__What the task asks__: Repeat, exactly and completely, the material that follows. Omit the pictures.

__Material__:
___

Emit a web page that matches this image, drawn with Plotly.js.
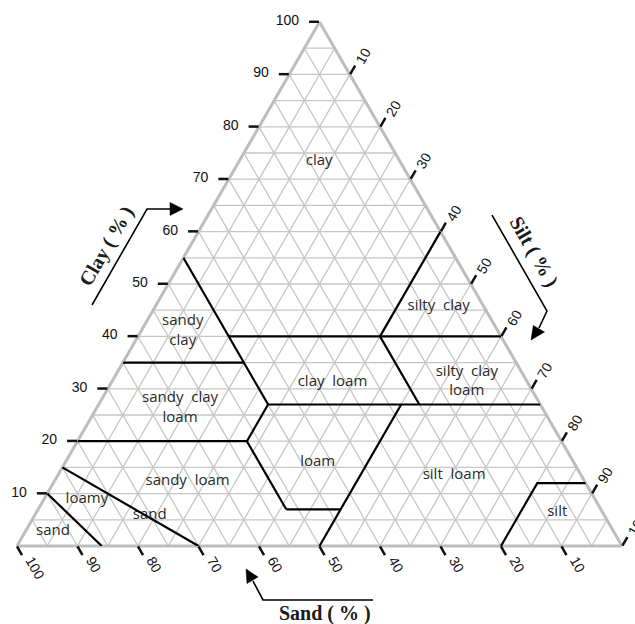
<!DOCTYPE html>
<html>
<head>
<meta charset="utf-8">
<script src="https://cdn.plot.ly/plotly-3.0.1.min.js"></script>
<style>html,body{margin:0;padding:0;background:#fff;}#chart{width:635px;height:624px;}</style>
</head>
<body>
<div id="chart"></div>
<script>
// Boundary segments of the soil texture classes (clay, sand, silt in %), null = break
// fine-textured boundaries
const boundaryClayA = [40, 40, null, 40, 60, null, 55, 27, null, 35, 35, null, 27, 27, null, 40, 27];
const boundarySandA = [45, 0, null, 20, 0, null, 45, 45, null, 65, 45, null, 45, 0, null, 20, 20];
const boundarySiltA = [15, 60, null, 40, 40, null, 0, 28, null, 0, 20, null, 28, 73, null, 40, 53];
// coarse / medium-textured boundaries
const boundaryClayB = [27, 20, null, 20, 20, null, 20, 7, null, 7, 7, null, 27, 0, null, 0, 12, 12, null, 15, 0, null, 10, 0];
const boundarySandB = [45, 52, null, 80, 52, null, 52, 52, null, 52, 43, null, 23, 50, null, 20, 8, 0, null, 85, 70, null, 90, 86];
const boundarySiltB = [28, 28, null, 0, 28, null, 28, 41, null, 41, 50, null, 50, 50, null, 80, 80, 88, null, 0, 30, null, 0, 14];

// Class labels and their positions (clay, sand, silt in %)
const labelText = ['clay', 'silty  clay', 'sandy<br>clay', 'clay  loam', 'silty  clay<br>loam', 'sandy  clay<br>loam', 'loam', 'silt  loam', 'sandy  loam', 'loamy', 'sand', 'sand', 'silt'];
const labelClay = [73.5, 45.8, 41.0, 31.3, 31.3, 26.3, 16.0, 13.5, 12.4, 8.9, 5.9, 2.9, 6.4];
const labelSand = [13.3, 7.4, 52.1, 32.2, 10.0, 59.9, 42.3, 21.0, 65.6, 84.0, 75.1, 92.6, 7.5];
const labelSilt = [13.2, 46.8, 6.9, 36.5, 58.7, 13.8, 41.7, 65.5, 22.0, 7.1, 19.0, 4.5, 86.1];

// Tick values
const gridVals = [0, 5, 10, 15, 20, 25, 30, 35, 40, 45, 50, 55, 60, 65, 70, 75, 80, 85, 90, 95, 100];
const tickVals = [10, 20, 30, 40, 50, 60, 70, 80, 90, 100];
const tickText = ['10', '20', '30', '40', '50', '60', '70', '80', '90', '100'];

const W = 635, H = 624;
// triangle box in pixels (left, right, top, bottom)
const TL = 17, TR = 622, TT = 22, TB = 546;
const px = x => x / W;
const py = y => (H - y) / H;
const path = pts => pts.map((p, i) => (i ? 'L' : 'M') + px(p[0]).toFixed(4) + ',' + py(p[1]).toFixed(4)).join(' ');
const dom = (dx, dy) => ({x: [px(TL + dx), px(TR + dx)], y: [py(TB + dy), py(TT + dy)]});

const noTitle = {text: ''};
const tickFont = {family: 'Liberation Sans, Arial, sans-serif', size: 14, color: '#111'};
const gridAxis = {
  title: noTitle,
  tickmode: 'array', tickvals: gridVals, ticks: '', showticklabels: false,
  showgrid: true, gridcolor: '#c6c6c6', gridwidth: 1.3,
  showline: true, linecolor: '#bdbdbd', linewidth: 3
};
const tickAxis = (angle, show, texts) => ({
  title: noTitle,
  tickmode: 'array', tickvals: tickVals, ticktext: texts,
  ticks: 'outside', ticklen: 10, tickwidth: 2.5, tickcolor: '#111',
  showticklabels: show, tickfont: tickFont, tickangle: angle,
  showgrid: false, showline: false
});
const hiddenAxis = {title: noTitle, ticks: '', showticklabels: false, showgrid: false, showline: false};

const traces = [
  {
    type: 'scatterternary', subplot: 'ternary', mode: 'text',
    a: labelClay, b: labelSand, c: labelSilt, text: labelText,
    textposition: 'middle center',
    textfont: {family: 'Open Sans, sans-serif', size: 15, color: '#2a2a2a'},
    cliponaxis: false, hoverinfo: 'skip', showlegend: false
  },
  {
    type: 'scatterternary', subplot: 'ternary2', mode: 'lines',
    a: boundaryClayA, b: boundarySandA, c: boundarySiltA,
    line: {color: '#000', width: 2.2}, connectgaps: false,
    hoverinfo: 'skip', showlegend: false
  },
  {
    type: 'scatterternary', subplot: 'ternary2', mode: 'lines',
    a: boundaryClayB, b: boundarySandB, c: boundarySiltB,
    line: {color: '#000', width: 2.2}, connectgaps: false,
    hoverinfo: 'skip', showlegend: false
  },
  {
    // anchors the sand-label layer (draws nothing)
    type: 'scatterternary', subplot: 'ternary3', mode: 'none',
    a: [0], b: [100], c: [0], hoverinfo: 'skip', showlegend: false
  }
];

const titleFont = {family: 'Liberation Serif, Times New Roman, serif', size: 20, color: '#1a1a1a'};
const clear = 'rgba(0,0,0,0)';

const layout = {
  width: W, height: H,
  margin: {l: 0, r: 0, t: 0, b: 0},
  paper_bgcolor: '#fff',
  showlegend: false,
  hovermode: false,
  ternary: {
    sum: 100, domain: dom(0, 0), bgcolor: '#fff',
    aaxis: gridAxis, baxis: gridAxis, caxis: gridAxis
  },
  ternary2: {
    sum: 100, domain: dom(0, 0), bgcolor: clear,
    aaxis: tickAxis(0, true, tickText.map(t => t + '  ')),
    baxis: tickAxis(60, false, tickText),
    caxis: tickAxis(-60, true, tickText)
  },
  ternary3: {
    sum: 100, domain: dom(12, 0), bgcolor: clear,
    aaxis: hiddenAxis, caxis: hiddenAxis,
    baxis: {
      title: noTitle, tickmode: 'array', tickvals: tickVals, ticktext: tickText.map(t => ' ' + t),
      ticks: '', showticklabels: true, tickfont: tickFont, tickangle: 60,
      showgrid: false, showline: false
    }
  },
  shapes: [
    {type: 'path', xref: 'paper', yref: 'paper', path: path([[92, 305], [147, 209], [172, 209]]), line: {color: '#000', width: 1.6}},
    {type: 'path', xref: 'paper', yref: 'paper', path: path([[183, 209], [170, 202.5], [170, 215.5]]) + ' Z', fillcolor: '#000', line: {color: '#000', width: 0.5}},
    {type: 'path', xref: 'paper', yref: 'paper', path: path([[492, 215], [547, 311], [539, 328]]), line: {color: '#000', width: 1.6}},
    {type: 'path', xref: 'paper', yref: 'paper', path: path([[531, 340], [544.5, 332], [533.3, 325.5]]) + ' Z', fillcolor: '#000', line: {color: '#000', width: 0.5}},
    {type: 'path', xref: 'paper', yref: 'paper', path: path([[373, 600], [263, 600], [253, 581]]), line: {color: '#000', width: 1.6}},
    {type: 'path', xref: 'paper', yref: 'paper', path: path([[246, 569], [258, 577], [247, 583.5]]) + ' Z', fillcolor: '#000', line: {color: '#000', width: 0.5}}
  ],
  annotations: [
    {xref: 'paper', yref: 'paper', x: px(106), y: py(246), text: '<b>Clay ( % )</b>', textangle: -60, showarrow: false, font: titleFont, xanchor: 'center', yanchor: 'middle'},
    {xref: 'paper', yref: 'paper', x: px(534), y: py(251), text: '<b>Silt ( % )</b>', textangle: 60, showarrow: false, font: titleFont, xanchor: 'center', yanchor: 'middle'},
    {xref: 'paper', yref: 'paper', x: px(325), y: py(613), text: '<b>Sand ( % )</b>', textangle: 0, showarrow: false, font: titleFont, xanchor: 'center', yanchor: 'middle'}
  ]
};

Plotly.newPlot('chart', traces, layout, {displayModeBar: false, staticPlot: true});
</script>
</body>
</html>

___

__Correct response__:
Emit a web page that matches this image, drawn with Plotly.js.
<!DOCTYPE html>
<html>
<head>
<meta charset="utf-8">
<script src="https://cdn.plot.ly/plotly-3.0.1.min.js"></script>
<style>html,body{margin:0;padding:0;background:#fff;}#chart{width:635px;height:624px;}</style>
</head>
<body>
<div id="chart"></div>
<script>
// Boundary segments of the soil texture classes (clay, sand, silt in %), null = break
// fine-textured boundaries
const boundaryClayA = [40, 40, null, 40, 60, null, 55, 27, null, 35, 35, null, 27, 27, null, 40, 27];
const boundarySandA = [45, 0, null, 20, 0, null, 45, 45, null, 65, 45, null, 45, 0, null, 20, 20];
const boundarySiltA = [15, 60, null, 40, 40, null, 0, 28, null, 0, 20, null, 28, 73, null, 40, 53];
// coarse / medium-textured boundaries
const boundaryClayB = [27, 20, null, 20, 20, null, 20, 7, null, 7, 7, null, 27, 0, null, 0, 12, 12, null, 15, 0, null, 10, 0];
const boundarySandB = [45, 52, null, 80, 52, null, 52, 52, null, 52, 43, null, 23, 50, null, 20, 8, 0, null, 85, 70, null, 90, 86];
const boundarySiltB = [28, 28, null, 0, 28, null, 28, 41, null, 41, 50, null, 50, 50, null, 80, 80, 88, null, 0, 30, null, 0, 14];

// Class labels and their positions (clay, sand, silt in %)
const labelText = ['clay', 'silty  clay', 'sandy<br>clay', 'clay  loam', 'silty  clay<br>loam', 'sandy  clay<br>loam', 'loam', 'silt  loam', 'sandy  loam', 'loamy', 'sand', 'sand', 'silt'];
const labelClay = [73.5, 45.8, 41.0, 31.3, 31.3, 26.3, 16.0, 13.5, 12.4, 8.9, 5.9, 2.9, 6.4];
const labelSand = [13.3, 7.4, 52.1, 32.2, 10.0, 59.9, 42.3, 21.0, 65.6, 84.0, 75.1, 92.6, 7.5];
const labelSilt = [13.2, 46.8, 6.9, 36.5, 58.7, 13.8, 41.7, 65.5, 22.0, 7.1, 19.0, 4.5, 86.1];

// Tick values
const gridVals = [0, 5, 10, 15, 20, 25, 30, 35, 40, 45, 50, 55, 60, 65, 70, 75, 80, 85, 90, 95, 100];
const tickVals = [10, 20, 30, 40, 50, 60, 70, 80, 90, 100];
const tickText = ['10', '20', '30', '40', '50', '60', '70', '80', '90', '100'];

const W = 635, H = 624;
// triangle box in pixels (left, right, top, bottom)
const TL = 17, TR = 622, TT = 22, TB = 546;
const px = x => x / W;
const py = y => (H - y) / H;
const path = pts => pts.map((p, i) => (i ? 'L' : 'M') + px(p[0]).toFixed(4) + ',' + py(p[1]).toFixed(4)).join(' ');
const dom = (dx, dy) => ({x: [px(TL + dx), px(TR + dx)], y: [py(TB + dy), py(TT + dy)]});

const noTitle = {text: ''};
const tickFont = {family: 'Liberation Sans, Arial, sans-serif', size: 14, color: '#111'};
const gridAxis = {
  title: noTitle,
  tickmode: 'array', tickvals: gridVals, ticks: '', showticklabels: false,
  showgrid: true, gridcolor: '#c6c6c6', gridwidth: 1.3,
  showline: true, linecolor: '#bdbdbd', linewidth: 3
};
const tickAxis = (angle, show, texts) => ({
  title: noTitle,
  tickmode: 'array', tickvals: tickVals, ticktext: texts,
  ticks: 'outside', ticklen: 10, tickwidth: 2.5, tickcolor: '#111',
  showticklabels: show, tickfont: tickFont, tickangle: angle,
  showgrid: false, showline: false
});
const hiddenAxis = {title: noTitle, ticks: '', showticklabels: false, showgrid: false, showline: false};

const traces = [
  {
    type: 'scatterternary', subplot: 'ternary', mode: 'text',
    a: labelClay, b: labelSand, c: labelSilt, text: labelText,
    textposition: 'middle center',
    textfont: {family: 'Open Sans, sans-serif', size: 15, color: '#2a2a2a'},
    cliponaxis: false, hoverinfo: 'skip', showlegend: false
  },
  {
    type: 'scatterternary', subplot: 'ternary2', mode: 'lines',
    a: boundaryClayA, b: boundarySandA, c: boundarySiltA,
    line: {color: '#000', width: 2.2}, connectgaps: false,
    hoverinfo: 'skip', showlegend: false
  },
  {
    type: 'scatterternary', subplot: 'ternary2', mode: 'lines',
    a: boundaryClayB, b: boundarySandB, c: boundarySiltB,
    line: {color: '#000', width: 2.2}, connectgaps: false,
    hoverinfo: 'skip', showlegend: false
  },
  {
    // anchors the sand-label layer (draws nothing)
    type: 'scatterternary', subplot: 'ternary3', mode: 'none',
    a: [0], b: [100], c: [0], hoverinfo: 'skip', showlegend: false
  }
];

const titleFont = {family: 'Liberation Serif, Times New Roman, serif', size: 20, color: '#1a1a1a'};
const clear = 'rgba(0,0,0,0)';

const layout = {
  width: W, height: H,
  margin: {l: 0, r: 0, t: 0, b: 0},
  paper_bgcolor: '#fff',
  showlegend: false,
  hovermode: false,
  ternary: {
    sum: 100, domain: dom(0, 0), bgcolor: '#fff',
    aaxis: gridAxis, baxis: gridAxis, caxis: gridAxis
  },
  ternary2: {
    sum: 100, domain: dom(0, 0), bgcolor: clear,
    aaxis: tickAxis(0, true, tickText.map(t => t + '  ')),
    baxis: tickAxis(60, false, tickText),
    caxis: tickAxis(-60, true, tickText)
  },
  ternary3: {
    sum: 100, domain: dom(12, 0), bgcolor: clear,
    aaxis: hiddenAxis, caxis: hiddenAxis,
    baxis: {
      title: noTitle, tickmode: 'array', tickvals: tickVals, ticktext: tickText.map(t => ' ' + t),
      ticks: '', showticklabels: true, tickfont: tickFont, tickangle: 60,
      showgrid: false, showline: false
    }
  },
  shapes: [
    {type: 'path', xref: 'paper', yref: 'paper', path: path([[92, 305], [147, 209], [172, 209]]), line: {color: '#000', width: 1.6}},
    {type: 'path', xref: 'paper', yref: 'paper', path: path([[183, 209], [170, 202.5], [170, 215.5]]) + ' Z', fillcolor: '#000', line: {color: '#000', width: 0.5}},
    {type: 'path', xref: 'paper', yref: 'paper', path: path([[492, 215], [547, 311], [539, 328]]), line: {color: '#000', width: 1.6}},
    {type: 'path', xref: 'paper', yref: 'paper', path: path([[531, 340], [544.5, 332], [533.3, 325.5]]) + ' Z', fillcolor: '#000', line: {color: '#000', width: 0.5}},
    {type: 'path', xref: 'paper', yref: 'paper', path: path([[373, 600], [263, 600], [253, 581]]), line: {color: '#000', width: 1.6}},
    {type: 'path', xref: 'paper', yref: 'paper', path: path([[246, 569], [258, 577], [247, 583.5]]) + ' Z', fillcolor: '#000', line: {color: '#000', width: 0.5}}
  ],
  annotations: [
    {xref: 'paper', yref: 'paper', x: px(106), y: py(246), text: '<b>Clay ( % )</b>', textangle: -60, showarrow: false, font: titleFont, xanchor: 'center', yanchor: 'middle'},
    {xref: 'paper', yref: 'paper', x: px(534), y: py(251), text: '<b>Silt ( % )</b>', textangle: 60, showarrow: false, font: titleFont, xanchor: 'center', yanchor: 'middle'},
    {xref: 'paper', yref: 'paper', x: px(325), y: py(613), text: '<b>Sand ( % )</b>', textangle: 0, showarrow: false, font: titleFont, xanchor: 'center', yanchor: 'middle'}
  ]
};

Plotly.newPlot('chart', traces, layout, {displayModeBar: false, staticPlot: true});
</script>
</body>
</html>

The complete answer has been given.